Mr. Young and Roderick Cox, assistant conductor of the Minnesota Orchestra, are the only African-American conductors of their generation who are on staff at major American symphony orchestras. However, Mr. Young routinely tells aspiring students that the most challenging aspect of his job may be its uncertainty; assistant conductors typically stay with an orchestra for only a few years.
While success for many classically trained musicians means securing a permanent job either performing with an orchestra or teaching, forging ahead as a conductor relies heavily on constant networking.

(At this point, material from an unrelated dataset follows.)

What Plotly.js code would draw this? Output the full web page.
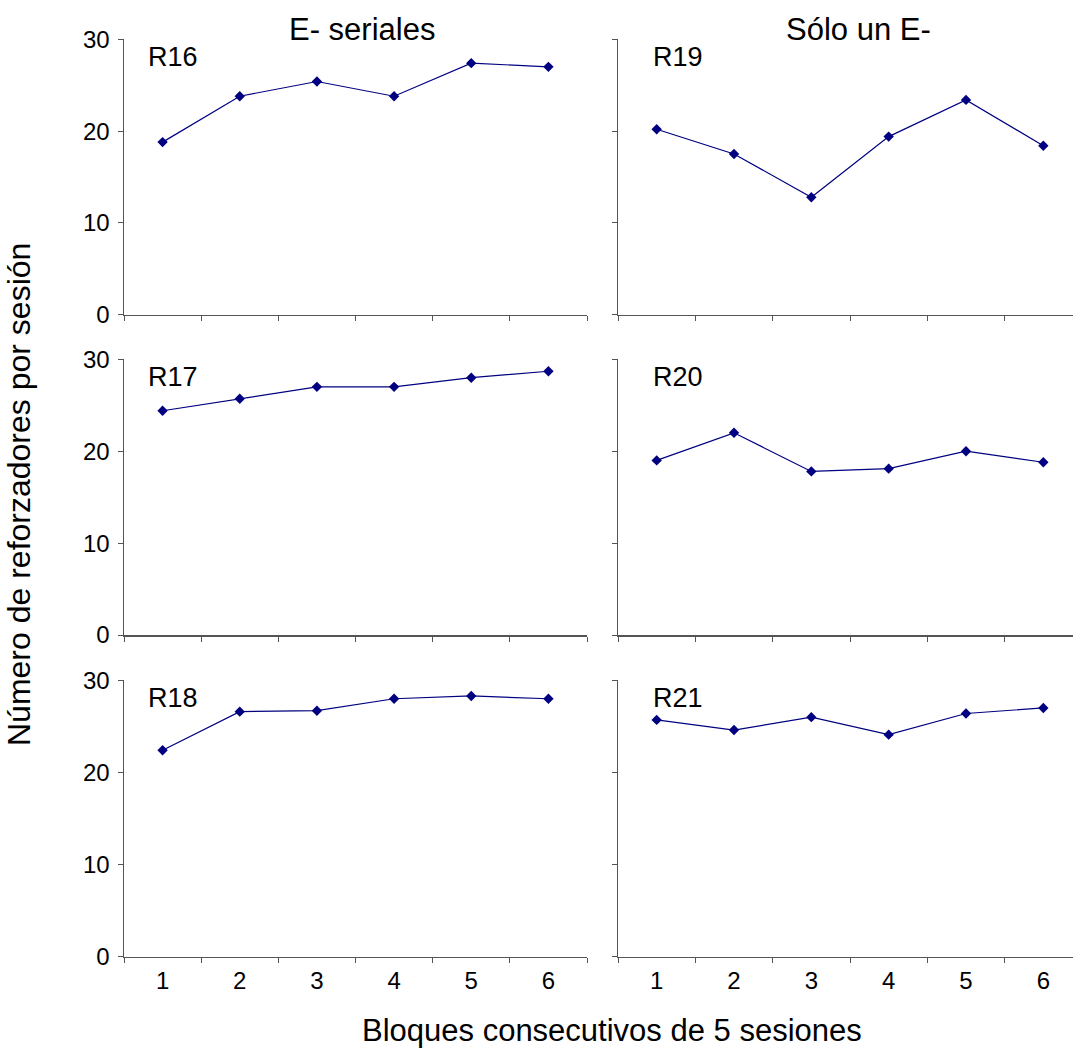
<!DOCTYPE html>
<html>
<head>
<meta charset="utf-8">
<script src="https://cdn.plot.ly/plotly-3.0.1.min.js"></script>
<style>
html, body { margin: 0; padding: 0; overflow: hidden; background: #fff; }
#chart { width: 1082px; height: 1049px; }
</style>
</head>
<body>
<div id="chart"></div>
<script>
// ---- Data ----
const blocks = ['1', '2', '3', '4', '5', '6'];
const r16 = [18.8, 23.8, 25.4, 23.8, 27.4, 27.0];
const r17 = [24.4, 25.7, 27.0, 27.0, 28.0, 28.7];
const r18 = [22.4, 26.6, 26.7, 28.0, 28.3, 28.0];
const r19 = [20.2, 17.5, 12.8, 19.4, 23.4, 18.4];
const r20 = [19.0, 22.0, 17.8, 18.1, 20.0, 18.8];
const r21 = [25.7, 24.6, 26.0, 24.1, 26.4, 27.0];
const subjectNames = ['R16', 'R19', 'R17', 'R20', 'R18', 'R21'];
const columnTitles = ['E- seriales', 'Sólo un E-'];
const yTickVals = [0, 10, 20, 30];
const xAxisTitle = 'Bloques consecutivos de 5 sesiones';
const yAxisTitle = 'Número de reforzadores por sesión';

// ---- Layout geometry (pixels) ----
const W = 1082, H = 1049;
const colPx = [[124, 587], [618, 1082]];
const rowPx = [[39.3, 314.7], [359.3, 635], [680.3, 956.7]]; // top, bottom
const FONT = 'Liberation Sans, Arial, sans-serif';
const navy = '#000080';
const axisColor = '#555555';

const seriesByPanel = [r16, r19, r17, r20, r18, r21];

const traces = [];
const layout = {
  width: W, height: H,
  margin: {l: 0, r: 0, t: 0, b: 0},
  paper_bgcolor: '#ffffff',
  plot_bgcolor: '#ffffff',
  showlegend: false,
  font: {family: FONT, color: '#000000'},
  annotations: []
};

for (let r = 0; r < 3; r++) {
  for (let c = 0; c < 2; c++) {
    const i = r * 2 + c;
    const n = i + 1;
    const xa = 'xaxis' + (n === 1 ? '' : n);
    const ya = 'yaxis' + (n === 1 ? '' : n);
    traces.push({
      type: 'scatter', mode: 'lines+markers',
      x: blocks, y: seriesByPanel[i],
      xaxis: 'x' + (n === 1 ? '' : n), yaxis: 'y' + (n === 1 ? '' : n),
      line: {color: navy, width: 1.2},
      marker: {symbol: 'diamond', size: 8, color: navy},
      cliponaxis: false
    });
    layout[xa] = {
      type: 'category',
      domain: [colPx[c][0] / W, colPx[c][1] / W],
      anchor: 'y' + (n === 1 ? '' : n),
      range: [-0.5, 5.5],
      tickson: 'boundaries',
      ticks: 'outside', ticklen: 5, tickwidth: 1, tickcolor: axisColor,
      showline: true, linecolor: axisColor, linewidth: 1.5,
      showgrid: false, zeroline: false,
      showticklabels: r === 2,
      ticklabelstandoff: 2,
      tickfont: {family: FONT, size: 24, color: '#000'},
      fixedrange: true
    };
    layout[ya] = {
      domain: [1 - rowPx[r][1] / H, 1 - rowPx[r][0] / H],
      anchor: 'x' + (n === 1 ? '' : n),
      range: [0, 30],
      tickmode: 'array', tickvals: yTickVals,
      ticks: 'outside', ticklen: 5, tickwidth: 1, tickcolor: axisColor,
      showline: true, linecolor: axisColor, linewidth: 1.5,
      showgrid: false, zeroline: false,
      showticklabels: c === 0,
      ticklabelstandoff: 3,
      tickfont: {family: FONT, size: 24, color: '#000'},
      fixedrange: true
    };
    // Subject label
    const lx = c === 0 ? 146 : 651;
    layout.annotations.push({
      xref: 'paper', yref: 'paper',
      x: lx / W, y: 1 - (rowPx[r][0] + 18) / H,
      xanchor: 'left', yanchor: 'middle',
      text: subjectNames[i], showarrow: false,
      font: {family: FONT, size: 27, color: '#000'}
    });
  }
}

// Column titles
const titleCenters = [362, 858];
for (let c = 0; c < 2; c++) {
  layout.annotations.push({
    xref: 'paper', yref: 'paper',
    x: titleCenters[c] / W, y: 1 - 29 / H,
    xanchor: 'center', yanchor: 'middle',
    text: columnTitles[c], showarrow: false,
    font: {family: FONT, size: 31, color: '#000'}
  });
}
// Axis titles
layout.annotations.push({
  xref: 'paper', yref: 'paper',
  x: 612 / W, y: 1 - 1030 / H,
  xanchor: 'center', yanchor: 'middle',
  text: xAxisTitle, showarrow: false,
  font: {family: FONT, size: 31, color: '#000'}
});
layout.annotations.push({
  xref: 'paper', yref: 'paper',
  x: 19 / W, y: 1 - 495 / H,
  xanchor: 'center', yanchor: 'middle',
  textangle: -90,
  text: yAxisTitle, showarrow: false,
  font: {family: FONT, size: 32, color: '#000'}
});

Plotly.newPlot('chart', traces, layout, {displayModeBar: false, staticPlot: true});
</script>
</body>
</html>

“We’re always searching for the next thing. We don’t get to settle anywhere,” Mr. Young says. “It’s always the idea of, ‘What’s next? Where will I find a job?’ There is no set path. We’re all just lined up on this road somewhere and trying to navigate ourselves through this process.”
The European system of cultivation allows young music directors many opportunities to practice their craft in orchestras and small opera houses, Dean Bronstein says. “In America, there’s no real way to move up the ranks. There’s not really a path in place that says, ‘You’re going to move from here to there, and then to here — and then to there.’”
As Maestra Alsop updates Peabody’s graduate program, she is scheduling more concerts for her students with various conservatory orchestras and providing more opportunities to improve “off the podium” skills, such as applying for jobs and conducting interviews with the media. And then, she adds, there are the intangibles: “It’s also important to know, ‘How do you become a good citizen in your community? How do you become a good leader?’”
Peabody conducting students might give a number of answers. While Ms. Chen, the child of a clarinet player in the Shanghai Opera House, began playing piano in China at the age of 2½, Mr. Huynh’s father was a Vietnamese refugee who settled in Montgomery, Ala. With no music at home, Mr. Huynh stumbled upon his abilities when he joined his middle school band. Determined to become a high school band leader — his instrument was the euphonium — he got his first exposure to classical music at the University of Alabama, where he also took his first conducting lessons. A master class and workshop with Gustav Meier brought him to graduate school at Peabody.

Mr. Huynh’s position with the Oregon Symphony includes participating in community engagement programs. It was an ability he began developing at Peabody as a co-founder of the Occasional Symphony, a group that performs orchestral music on unusual occasions in nontraditional spaces: a Dr. Seuss birthday concert at Port Discovery Children’s Museum, a Halloween concert to accompany a silent film in an abandoned church. His subsequent job as assistant conductor and community liaison at the Portland Symphony Orchestra in Maine was appealing to the Oregon search committee.
“In the past, the only outreach we [symphony orchestras] did was educating the young people,” he says. “Now that we recognize the gaps that exist in our audience, we’re looking to be accessible to people under 40 and to those from different socioeconomic backgrounds.”
Cultural diversity helps create the richest musical experience possible for those who provide it and those who consume it, says Mr. Farias, who directs the Joliet Symphony Orchestra in addition to his conducting studies at Peabody.
“I think the ultimate goal of the orchestra, and of the community, is to actually listen to each other’s life stories,” he says. “When you have people with different backgrounds and different ideas in the orchestra, the conductor’s job is to enable everyone, musicians and audiences, to be open and receptive to one another when creating something meaningful together. I think there’s nothing more important, nothing more interesting, than that.”